▸ **TASK DIRECTIONS**
Can you print the data exactly and leave out each image?

------------------------

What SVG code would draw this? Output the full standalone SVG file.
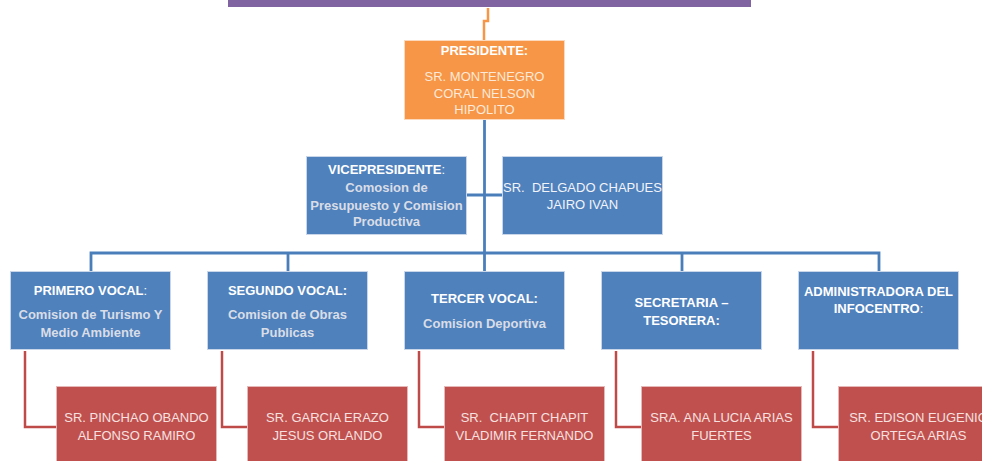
<svg xmlns="http://www.w3.org/2000/svg" width="982" height="461" viewBox="0 0 982 461">
<style>
text{font-family:"Liberation Sans",Arial,sans-serif;font-size:13px;text-anchor:middle;dominant-baseline:central}
.b{font-weight:bold}
.t{fill:#ffffff}
.d{fill:#d9dde6;font-weight:bold}
.on{fill:#fde9d9}
.rn{fill:#f5e1e0}
.wn{fill:#f2f4f8}
.blue{fill:#4f81bd;stroke:#c9d6ea;stroke-width:1}
.orange{fill:#f79646;stroke:#fcd9bd;stroke-width:1}
.red{fill:#c0504d;stroke:#e6b9b8;stroke-width:1}
.cb{fill:none;stroke:#4a7ebb;stroke-width:2.8}
.cr{fill:none;stroke:#be4b48;stroke-width:2.5}
.co{fill:none;stroke:#f79646;stroke-width:2.5}
</style>
<g id="connectors">
<polyline class="co" points="488,8 488,21 484,21 484,40"/>
<line class="cb" x1="484.5" y1="119" x2="484.5" y2="271"/>
<line class="cb" x1="467" y1="195" x2="502" y2="195"/>
<polyline class="cb" points="91,271 91,253 879,253 879,271"/>
<line class="cb" x1="288" y1="253" x2="288" y2="271"/>
<line class="cb" x1="682" y1="253" x2="682" y2="271"/>
<polyline class="cr" points="25,351 25,427 57,427"/>
<polyline class="cr" points="222,351 222,427 248,427"/>
<polyline class="cr" points="419,351 419,427 445,427"/>
<polyline class="cr" points="616,351 616,427 642,427"/>
<polyline class="cr" points="813,351 813,427 839,427"/>
</g>
<g id="banner"><rect x="228" y="-2" width="523" height="9" fill="#8064a2"/></g>
<g id="presidente">
<rect class="orange" x="404.5" y="40.5" width="160" height="79"/>
<text class="b t" x="484.5" y="50">PRESIDENTE:</text>
<text class="on" x="484.5" y="76">SR. MONTENEGRO</text>
<text class="on" x="484.5" y="93">CORAL NELSON</text>
<text class="on" x="484.5" y="109">HIPOLITO</text>
</g>
<g id="vicepresidente">
<rect class="blue" x="306.5" y="156.5" width="160" height="78"/>
<text class="t" x="386.5" y="169"><tspan class="b">VICEPRESIDENTE</tspan>:</text>
<text class="d" x="386.5" y="187">Comosion de</text>
<text class="d" x="386.5" y="205">Presupuesto y Comision</text>
<text class="d" x="386.5" y="221">Productiva</text>
</g>
<g id="delgado">
<rect class="blue" x="502.5" y="156.5" width="160" height="78"/>
<text class="wn" x="582.5" y="187" xml:space="preserve">SR.  DELGADO CHAPUES</text>
<text class="wn" x="582.5" y="204">JAIRO IVAN</text>
</g>
<g id="primero-vocal">
<rect class="blue" x="10.5" y="271.5" width="160" height="78"/>
<text class="t" x="90.5" y="290"><tspan class="b">PRIMERO VOCAL</tspan>:</text>
<text class="d" x="90.5" y="314">Comision de Turismo Y</text>
<text class="d" x="90.5" y="332">Medio Ambiente</text>
</g>
<g id="segundo-vocal">
<rect class="blue" x="207.5" y="271.5" width="160" height="78"/>
<text class="b t" x="287.5" y="290">SEGUNDO VOCAL:</text>
<text class="d" x="287.5" y="314">Comision de Obras</text>
<text class="d" x="287.5" y="332">Publicas</text>
</g>
<g id="tercer-vocal">
<rect class="blue" x="404.5" y="271.5" width="160" height="78"/>
<text class="b t" x="484.5" y="298">TERCER VOCAL:</text>
<text class="d" x="484.5" y="323">Comision Deportiva</text>
</g>
<g id="secretaria">
<rect class="blue" x="601.5" y="271.5" width="160" height="78"/>
<text class="b t" x="681.5" y="302">SECRETARIA –</text>
<text class="b t" x="681.5" y="320">TESORERA:</text>
</g>
<g id="administradora">
<rect class="blue" x="798.5" y="271.5" width="160" height="78"/>
<text class="b t" x="878.5" y="291">ADMINISTRADORA DEL</text>
<text class="t" x="878.5" y="308"><tspan class="b">INFOCENTRO</tspan>:</text>
</g>
<g id="pinchao">
<rect class="red" x="56.5" y="386.5" width="160" height="80"/>
<text class="rn" x="136.5" y="417">SR. PINCHAO OBANDO</text>
<text class="rn" x="136.5" y="435">ALFONSO RAMIRO</text>
</g>
<g id="garcia">
<rect class="red" x="247.5" y="386.5" width="160" height="80"/>
<text class="rn" x="327.5" y="417">SR. GARCIA ERAZO</text>
<text class="rn" x="327.5" y="435">JESUS ORLANDO</text>
</g>
<g id="chapit">
<rect class="red" x="444.5" y="386.5" width="160" height="80"/>
<text class="rn" x="524.5" y="417" xml:space="preserve">SR.  CHAPIT CHAPIT</text>
<text class="rn" x="524.5" y="435">VLADIMIR FERNANDO</text>
</g>
<g id="arias">
<rect class="red" x="641.5" y="386.5" width="160" height="80"/>
<text class="rn" x="721.5" y="417">SRA. ANA LUCIA ARIAS</text>
<text class="rn" x="721.5" y="435">FUERTES</text>
</g>
<g id="edison">
<rect class="red" x="838.5" y="386.5" width="160" height="80"/>
<text class="rn" x="918.5" y="417">SR. EDISON EUGENIO</text>
<text class="rn" x="918.5" y="435">ORTEGA ARIAS</text>
</g>
</svg>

------------------------

▸ **ANSWER FOR THE TASK**
What SVG code would draw this? Output the full standalone SVG file.
<svg xmlns="http://www.w3.org/2000/svg" width="982" height="461" viewBox="0 0 982 461">
<style>
text{font-family:"Liberation Sans",Arial,sans-serif;font-size:13px;text-anchor:middle;dominant-baseline:central}
.b{font-weight:bold}
.t{fill:#ffffff}
.d{fill:#d9dde6;font-weight:bold}
.on{fill:#fde9d9}
.rn{fill:#f5e1e0}
.wn{fill:#f2f4f8}
.blue{fill:#4f81bd;stroke:#c9d6ea;stroke-width:1}
.orange{fill:#f79646;stroke:#fcd9bd;stroke-width:1}
.red{fill:#c0504d;stroke:#e6b9b8;stroke-width:1}
.cb{fill:none;stroke:#4a7ebb;stroke-width:2.8}
.cr{fill:none;stroke:#be4b48;stroke-width:2.5}
.co{fill:none;stroke:#f79646;stroke-width:2.5}
</style>
<g id="connectors">
<polyline class="co" points="488,8 488,21 484,21 484,40"/>
<line class="cb" x1="484.5" y1="119" x2="484.5" y2="271"/>
<line class="cb" x1="467" y1="195" x2="502" y2="195"/>
<polyline class="cb" points="91,271 91,253 879,253 879,271"/>
<line class="cb" x1="288" y1="253" x2="288" y2="271"/>
<line class="cb" x1="682" y1="253" x2="682" y2="271"/>
<polyline class="cr" points="25,351 25,427 57,427"/>
<polyline class="cr" points="222,351 222,427 248,427"/>
<polyline class="cr" points="419,351 419,427 445,427"/>
<polyline class="cr" points="616,351 616,427 642,427"/>
<polyline class="cr" points="813,351 813,427 839,427"/>
</g>
<g id="banner"><rect x="228" y="-2" width="523" height="9" fill="#8064a2"/></g>
<g id="presidente">
<rect class="orange" x="404.5" y="40.5" width="160" height="79"/>
<text class="b t" x="484.5" y="50">PRESIDENTE:</text>
<text class="on" x="484.5" y="76">SR. MONTENEGRO</text>
<text class="on" x="484.5" y="93">CORAL NELSON</text>
<text class="on" x="484.5" y="109">HIPOLITO</text>
</g>
<g id="vicepresidente">
<rect class="blue" x="306.5" y="156.5" width="160" height="78"/>
<text class="t" x="386.5" y="169"><tspan class="b">VICEPRESIDENTE</tspan>:</text>
<text class="d" x="386.5" y="187">Comosion de</text>
<text class="d" x="386.5" y="205">Presupuesto y Comision</text>
<text class="d" x="386.5" y="221">Productiva</text>
</g>
<g id="delgado">
<rect class="blue" x="502.5" y="156.5" width="160" height="78"/>
<text class="wn" x="582.5" y="187" xml:space="preserve">SR.  DELGADO CHAPUES</text>
<text class="wn" x="582.5" y="204">JAIRO IVAN</text>
</g>
<g id="primero-vocal">
<rect class="blue" x="10.5" y="271.5" width="160" height="78"/>
<text class="t" x="90.5" y="290"><tspan class="b">PRIMERO VOCAL</tspan>:</text>
<text class="d" x="90.5" y="314">Comision de Turismo Y</text>
<text class="d" x="90.5" y="332">Medio Ambiente</text>
</g>
<g id="segundo-vocal">
<rect class="blue" x="207.5" y="271.5" width="160" height="78"/>
<text class="b t" x="287.5" y="290">SEGUNDO VOCAL:</text>
<text class="d" x="287.5" y="314">Comision de Obras</text>
<text class="d" x="287.5" y="332">Publicas</text>
</g>
<g id="tercer-vocal">
<rect class="blue" x="404.5" y="271.5" width="160" height="78"/>
<text class="b t" x="484.5" y="298">TERCER VOCAL:</text>
<text class="d" x="484.5" y="323">Comision Deportiva</text>
</g>
<g id="secretaria">
<rect class="blue" x="601.5" y="271.5" width="160" height="78"/>
<text class="b t" x="681.5" y="302">SECRETARIA –</text>
<text class="b t" x="681.5" y="320">TESORERA:</text>
</g>
<g id="administradora">
<rect class="blue" x="798.5" y="271.5" width="160" height="78"/>
<text class="b t" x="878.5" y="291">ADMINISTRADORA DEL</text>
<text class="t" x="878.5" y="308"><tspan class="b">INFOCENTRO</tspan>:</text>
</g>
<g id="pinchao">
<rect class="red" x="56.5" y="386.5" width="160" height="80"/>
<text class="rn" x="136.5" y="417">SR. PINCHAO OBANDO</text>
<text class="rn" x="136.5" y="435">ALFONSO RAMIRO</text>
</g>
<g id="garcia">
<rect class="red" x="247.5" y="386.5" width="160" height="80"/>
<text class="rn" x="327.5" y="417">SR. GARCIA ERAZO</text>
<text class="rn" x="327.5" y="435">JESUS ORLANDO</text>
</g>
<g id="chapit">
<rect class="red" x="444.5" y="386.5" width="160" height="80"/>
<text class="rn" x="524.5" y="417" xml:space="preserve">SR.  CHAPIT CHAPIT</text>
<text class="rn" x="524.5" y="435">VLADIMIR FERNANDO</text>
</g>
<g id="arias">
<rect class="red" x="641.5" y="386.5" width="160" height="80"/>
<text class="rn" x="721.5" y="417">SRA. ANA LUCIA ARIAS</text>
<text class="rn" x="721.5" y="435">FUERTES</text>
</g>
<g id="edison">
<rect class="red" x="838.5" y="386.5" width="160" height="80"/>
<text class="rn" x="918.5" y="417">SR. EDISON EUGENIO</text>
<text class="rn" x="918.5" y="435">ORTEGA ARIAS</text>
</g>
</svg>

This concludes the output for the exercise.